Supplied records —
■ ■ ■ ■ ■
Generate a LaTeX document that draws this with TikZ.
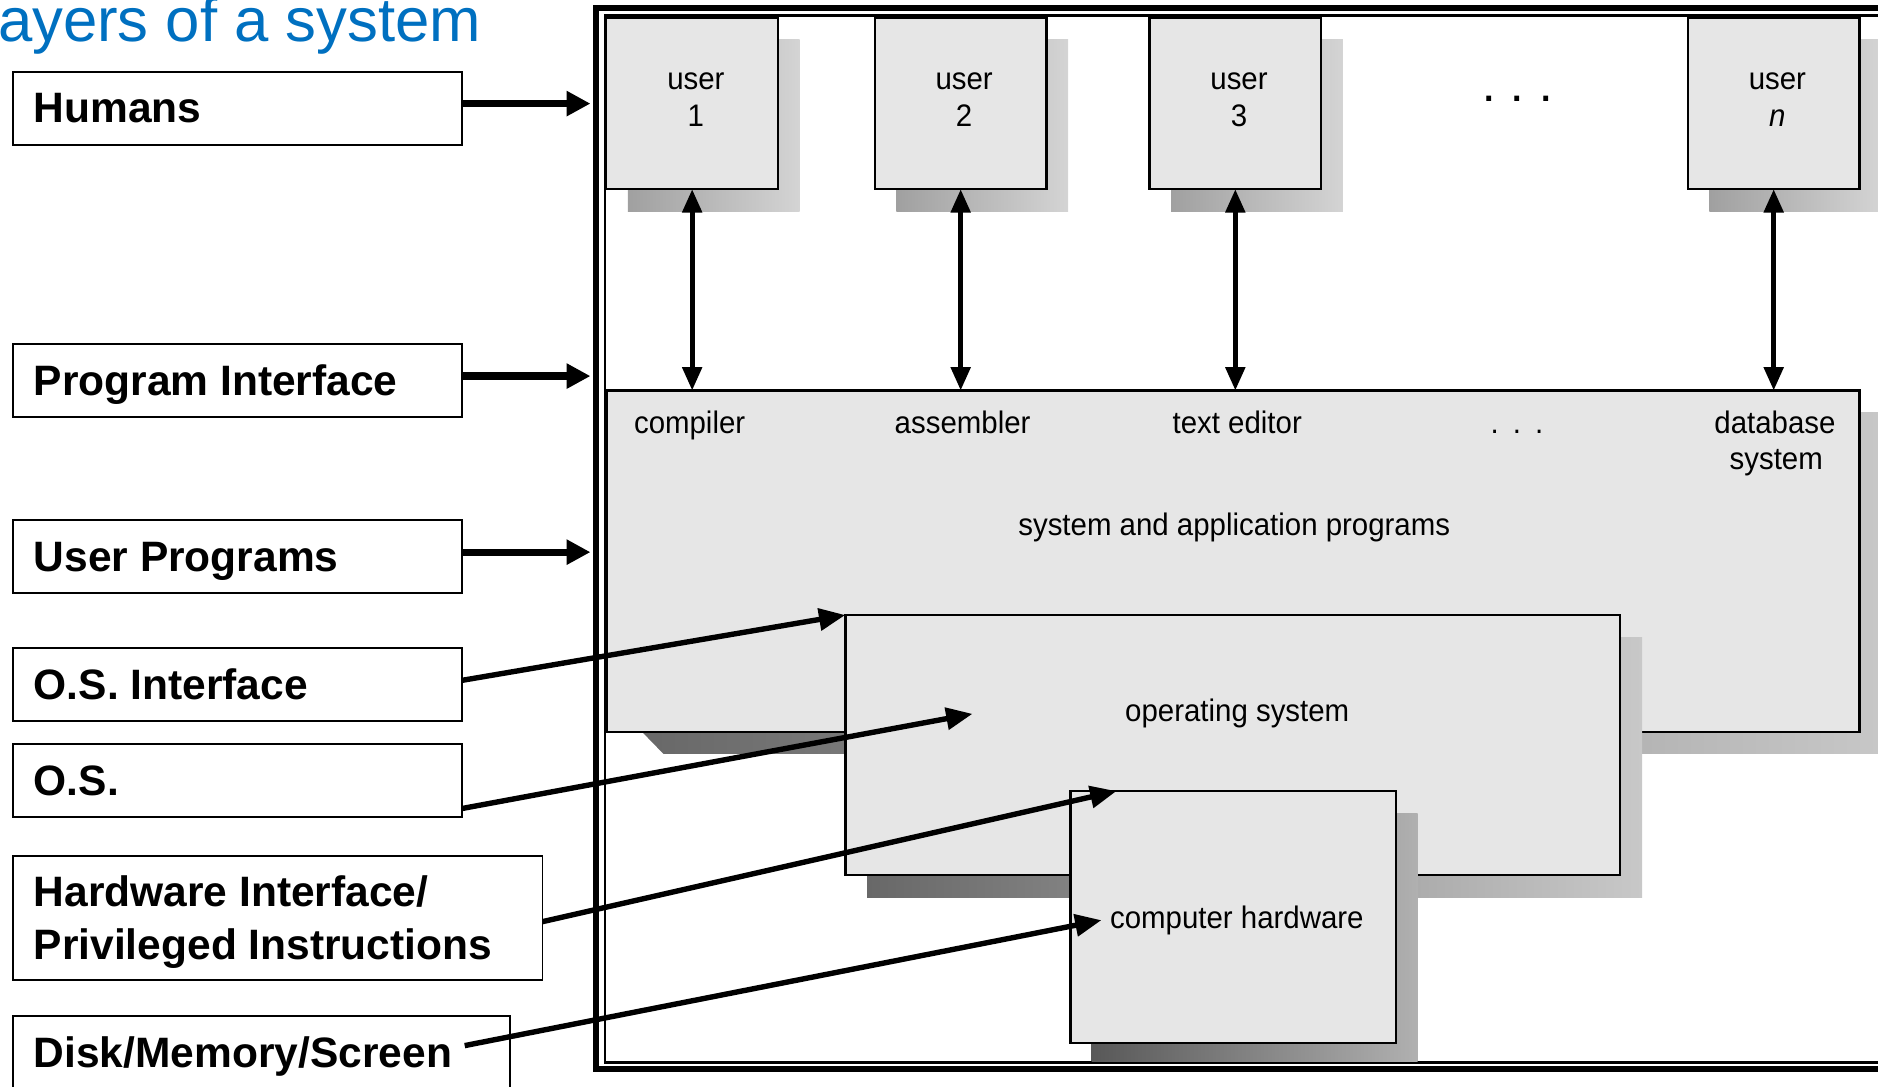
\documentclass[tikz,border=0pt]{standalone}
\usepackage{fontspec}
\setmainfont{Liberation Sans}
\newfontfamily\figfont[FakeStretch=0.945]{Liberation Sans}
\usetikzlibrary{arrows.meta,calc}
\definecolor{boxfill}{RGB}{230,230,230}
\definecolor{titleblue}{RGB}{0,112,192}
\definecolor{shUa}{RGB}{160,160,160}
\definecolor{shUb}{RGB}{212,212,212}
\definecolor{shBa}{RGB}{104,104,104}
\definecolor{shBb}{RGB}{200,200,200}
\definecolor{shHa}{RGB}{88,88,88}
\definecolor{shHb}{RGB}{176,176,176}
\tikzset{
  lblbox/.style={draw, line width=1.5pt, fill=white, inner sep=0pt, outer sep=0pt},
  lbltxt/.style={anchor=base west, inner sep=0pt, font=\fontsize{35.5}{42}\selectfont\bfseries},
  figbox/.style={draw, line width=2pt, fill=boxfill, inner sep=0pt, outer sep=0pt},
  figtxt/.style={anchor=base, inner sep=0pt, font=\figfont\fontsize{26}{31}\selectfont},
  harrow/.style={line width=6pt, -{Triangle[length=20pt,width=20pt]}},
  varrow/.style={line width=4pt, {Triangle[length=19.5pt,width=16pt]}-{Triangle[length=19.5pt,width=16pt]}},
  darrow/.style={line width=4.5pt, -{Triangle[length=22pt,width=18pt]}},
}
\begin{document}
\begin{tikzpicture}[x=1pt,y=-1pt]
\useasboundingbox (0,0) rectangle (1568,907);
\clip (0,0) rectangle (1568,907);

% title
\node[anchor=base west, inner sep=0pt, text=titleblue, font=\fontsize{51.5}{60}\selectfont] (title) at (-30.5,34.5) {Layers of a system};

% frame
\draw[line width=5pt] (498,7) rectangle (1640,892.5);
\draw[line width=2pt] (505,13) rectangle (1640,887);

% user shadows
\shade[left color=shUa, right color=shUb] (524.2,33) rectangle (667.6,176.5);
\shade[left color=shUa, right color=shUb] (748.4,33) rectangle (891.8,176.5);
\shade[left color=shUa, right color=shUb] (977.7,33) rectangle (1121.1,176.5);
\shade[left color=shUa, right color=shUb] (1427.2,33) rectangle (1570.6,176.5);

% user boxes
\node[figbox, minimum width=143.5pt, minimum height=143.5pt] (u1) at (577.9,86.25) {};
\node[figbox, minimum width=143.5pt, minimum height=143.5pt] (u2) at (802.1,86.25) {};
\node[figbox, minimum width=143.5pt, minimum height=143.5pt] (u3) at (1031.4,86.25) {};
\node[figbox, minimum width=143.5pt, minimum height=143.5pt] (un) at (1480.9,86.25) {};

% programs layer
\shade[left color=shBa, right color=shBb] (536,344) -- (536,611) -- (554,629.5) -- (1580,629.5) -- (1580,344) -- cycle;
\node[figbox, minimum width=1046pt, minimum height=285pt] (apps) at (1029.6,468.5) {};

% operating system layer
\shade[left color=shBa, right color=shBb] (724,532) rectangle (1371,749);
\node[figbox, minimum width=647pt, minimum height=217pt] (osb) at (1029.3,622) {};

% hardware layer
\shade[left color=shHa, right color=shHb] (911.5,679) rectangle (1183.5,886);
\node[figbox, minimum width=271.7pt, minimum height=210.5pt] (hwb) at (1029.55,765.75) {};

% texts inside the figure
\node[figtxt] (u1a) at (581,74.6) {user};
\node[figtxt] (u1b) at (581,105.8) {1};
\node[figtxt] (u2a) at (805,74.6) {user};
\node[figtxt] (u2b) at (805,105.8) {2};
\node[figtxt] (u3a) at (1034.5,74.6) {user};
\node[figtxt] (u3b) at (1034.5,105.8) {3};
\node[figtxt] (una) at (1484,74.6) {user};
\node[figtxt] (unb) at (1484,105.8) {\itshape n};
\node[figtxt, font=\figfont\fontsize{30}{36}\selectfont\bfseries] (dtop) at (1267,85) {.\hspace{16pt}.\hspace{16pt}.};

\node[figtxt] (comp) at (575.8,361.8) {compiler};
\node[figtxt] (asm) at (803.7,361.8) {assembler};
\node[figtxt] (ted) at (1033,361.8) {text editor};
\node[figtxt] (dmid) at (1266.5,361.8) {.\hspace{11.8pt}.\hspace{11.8pt}.};
\node[figtxt] (dba) at (1482,361.8) {database};
\node[figtxt] (dbb) at (1483,392.4) {system};
\node[figtxt] (sap) at (1030.5,446.7) {system and application programs};
\node[figtxt] (ost) at (1033,602.5) {operating system};
\node[figtxt] (chT) at (1032.7,775) {computer hardware};

% vertical double arrows
\draw[varrow] (u1.south) -- (u1.south |- apps.north);
\draw[varrow] (u2.south) -- (u2.south |- apps.north);
\draw[varrow] (u3.south) -- (u3.south |- apps.north);
\draw[varrow] (un.south) -- (un.south |- apps.north);

% label boxes
\node[lblbox, minimum width=375pt, minimum height=61pt] (hum) at (198.5,90.5) {};
\node[lblbox, minimum width=375pt, minimum height=61pt] (prog) at (198.5,317.5) {};
\node[lblbox, minimum width=375pt, minimum height=61pt] (uprog) at (198.5,464.5) {};
\node[lblbox, minimum width=375pt, minimum height=61pt] (osi) at (198.5,571.5) {};
\node[lblbox, minimum width=375pt, minimum height=61pt] (osl) at (198.5,651.5) {};
\node[lblbox, minimum width=442pt, minimum height=103pt] (hwl) at (232,766.5) {};
\node[lblbox, minimum width=415pt, minimum height=84pt] (disk) at (218.5,890) {};

\node[lbltxt] (humT) at (28,102.5) {Humans};
\node[lbltxt] (progT) at (28,330) {Program Interface};
\node[lbltxt] (uprogT) at (28,477) {User Programs};
\node[lbltxt] (osiT) at (28,584) {O.S. Interface};
\node[lbltxt] (oslT) at (28,664) {O.S.};
\node[lbltxt] (hwlT1) at (28,757) {Hardware Interface/};
\node[lbltxt] (hwlT2) at (28,801) {Privileged Instructions};
\node[lbltxt] (diskT) at (28,891) {Disk/Memory/Screen};

% horizontal arrows
\coordinate (humTip) at (493,86.5);
\coordinate (progTip) at (493,314);
\coordinate (uprogTip) at (493,461);
\draw[harrow] (hum.east |- humTip) -- (humTip);
\draw[harrow] (prog.east |- progTip) -- (progTip);
\draw[harrow] (uprog.east |- uprogTip) -- (uprogTip);

% diagonal arrows
\coordinate (osTip) at (812,596);
\coordinate (diskStart) at (388,873);
\draw[darrow] ([yshift=3.5pt]osi.east) -- (osb.north west);
\draw[darrow] ([yshift=-23.5pt]osl.east) -- (osTip);
\draw[darrow] ([yshift=-3pt]hwl.east) -- ([xshift=38.5pt]hwb.north west);
\draw[darrow] (diskStart) -- ([xshift=-7pt]chT.west);
\end{tikzpicture}
\end{document}
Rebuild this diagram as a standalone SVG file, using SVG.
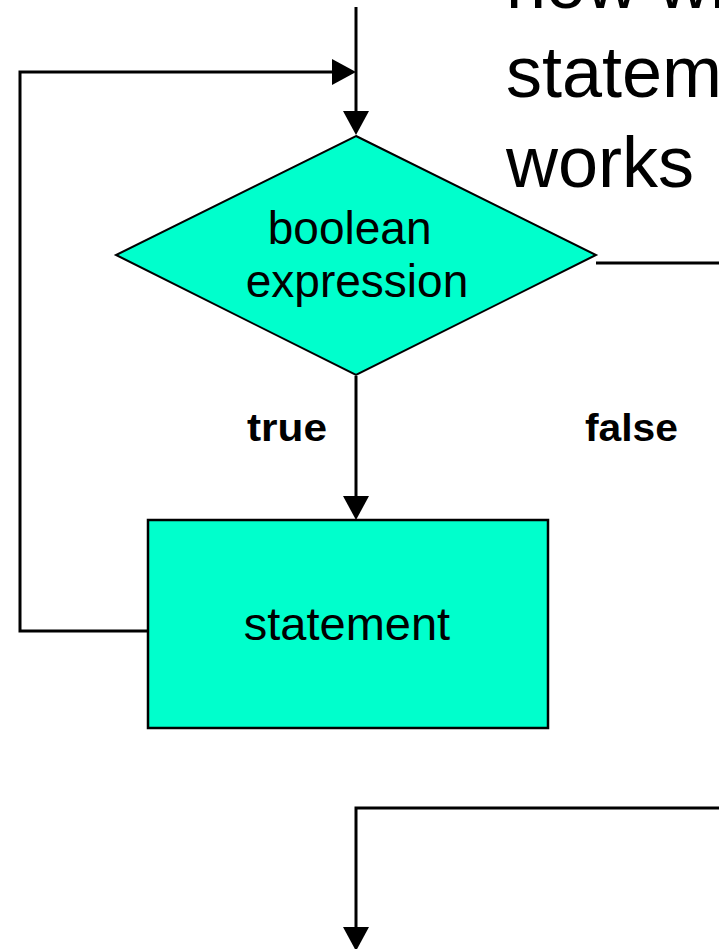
<svg xmlns="http://www.w3.org/2000/svg" width="719" height="949" viewBox="0 0 719 949">
  <style>
    .node { fill: #00FFCC; stroke: #000; }
    .label { font-family: "Liberation Sans", Arial, sans-serif; fill: #000; }
    .edge { fill: none; stroke: #000; stroke-width: 3; }
  </style>
  <defs>
    <marker id="arrow" markerUnits="userSpaceOnUse" markerWidth="24" markerHeight="26" refX="0" refY="13" orient="auto">
      <path d="M0,0 L24,13 L0,26 z" fill="#000"/>
    </marker>
  </defs>

  <rect width="719" height="949" fill="#fff"/>

  <!-- title, running off the right edge -->
  <g id="title">
    <text class="label" x="506" font-size="72">
      <tspan x="506" y="8">how while</tspan>
      <tspan x="506" y="97">statement</tspan>
      <tspan x="506" y="187">works</tspan>
    </text>
  </g>

  <!-- connectors -->
  <g id="connectors">
    <path class="edge" d="M356,7 V111" marker-end="url(#arrow)"/>
    <path class="edge" d="M148,631 H20 V72 H332" marker-end="url(#arrow)"/>
    <path class="edge" d="M356,376 V496" marker-end="url(#arrow)"/>
    <path class="edge" d="M596,263 H745 V808 H356 V927" marker-end="url(#arrow)"/>
  </g>

  <!-- decision -->
  <g id="condition">
    <polygon class="node" stroke-width="2" points="356,136 596,255 356,375 116,255"/>
    <text class="label" font-size="46" text-anchor="middle">
      <tspan x="356" y="244">boolean</tspan>
      <tspan x="357" y="297">expression</tspan>
    </text>
  </g>

  <!-- loop body -->
  <g id="body">
    <rect class="node" stroke-width="2.5" x="148" y="520" width="400" height="208"/>
    <text class="label" font-size="47" text-anchor="middle" x="347" y="640">statement</text>
  </g>

  <!-- branch labels -->
  <g id="branch-labels">
    <text class="label" font-size="39" font-weight="bold" x="247" y="441" textLength="80" lengthAdjust="spacingAndGlyphs">true</text>
    <text class="label" font-size="39" font-weight="bold" x="585" y="441" textLength="93" lengthAdjust="spacingAndGlyphs">false</text>
  </g>
</svg>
■ ■ ■ ■ ■
Stated problem — Among the entries above, identify all lines with "standalone" and copy them.

Exercise result —
\documentclass[tikz,border=0pt]{standalone}
Rebuild this diagram as a standalone SVG file, using SVG.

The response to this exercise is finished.